How Social Security's family maximum benefit can hurt you
To understand how the family maximum can reduce your benefits, you first have to understand how the provision comes into play. Social Security provides many different benefits to families, including retirement and disability benefits for workers, spousal benefits to spouses during the worker's lifetime, children's benefits for certain minor or disabled children of workers, and survivors' benefits to surviving spouses as well as some children and parents of deceased workers. As a result, it's possible in some cases for a large number of family members to be entitled to benefits under one person's work history.

The family maximum benefit puts a limit on Social Security's total payouts in those circumstances. The formula is unnecessarily complicated, with bend points that make the exact amount dependent on your specific primary insurance amount. However, for retirees, the following graph will give you an idea of what the maximum is for the family of a worker who turns 62 in 2015 or dies this year prior to reaching age 62:


Source: Author calculations based on SSA figures.

As you can see from the chart above, the bend points at around $1,000 and $1,500 in primary insurance amount prevent the determination of the family maximum from being a straight-line calculation. However, in general, the amount runs between 150% and 185% of the worker's primary insurance amount.

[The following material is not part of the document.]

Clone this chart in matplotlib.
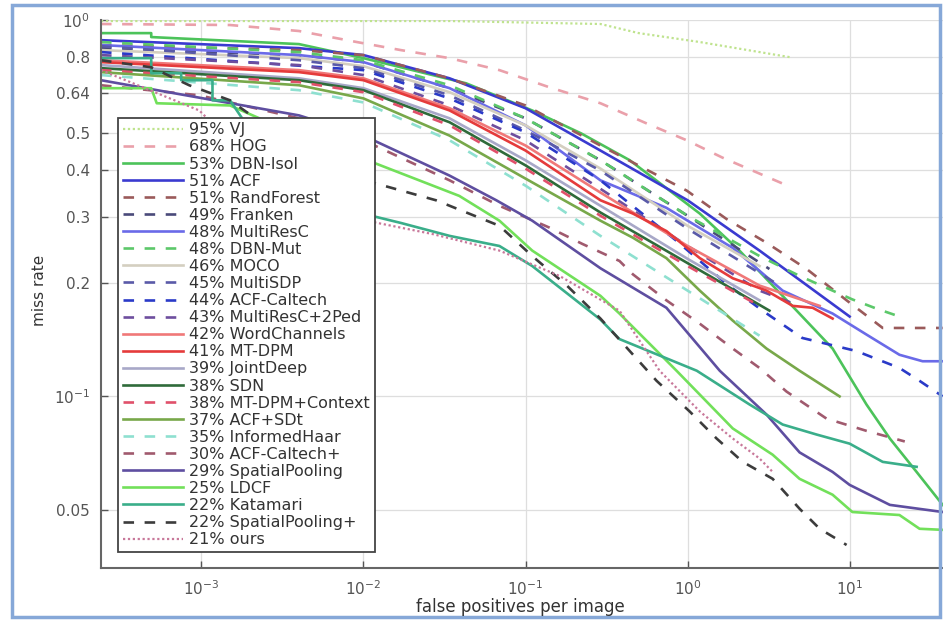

For disabled workers, a different calculation applies. There, the family maximum is equal to 85% of the worker's average indexed monthly earnings. However, the maximum can't be less than the worker's primary insurance amount, and it can't be more than 150% of the PIA.

Who takes the hit?
The family maximum doesn't always affect everyone's benefits equally. Certain rules govern whose benefits are reduced and whose remain unchanged.

The most important rule is that the worker's own retirement or disability benefit is never reduced due to the family maximum. It's only the benefits that go to secondary beneficiaries, such as spouses and minor or disabled children, that are subject to possible reduction.

In addition, families in which the only people claiming are a worker and the worker's spouse don't have to worry about family maximums. That's because the spousal benefit during the worker's lifetime is capped at 50%, and the worker's benefit is counted as 100% for these purposes even if the worker claims benefits earlier or later than full retirement age .

When the maximum does apply, Social Security takes the total benefits that family members other than the worker would be entitled to receive without a family maximum. It then compares that to the remaining maximum family benefit. If a reduction is required, then the family members share that reduction in proportion to what they'd be entitled to get. For instance, a surviving spouse and three surviving children are each entitled to a 75% benefit, then they'd all suffer an equal reduction due to the family maximum.

Interestingly, benefits that divorced spouses receive aren't counted against the family maximum. As a result, in some cases, divorced spouses will receive more than a current spouse does, as family maximums could reduce the current spouse's benefit.

Social Security can be a generous program, but it does have limits in the amount of benefits it will pay out. By knowing the impact of the family maximum benefit, you can make sure you and your loved ones have realistic expectations about what Social Security will provide when you need it.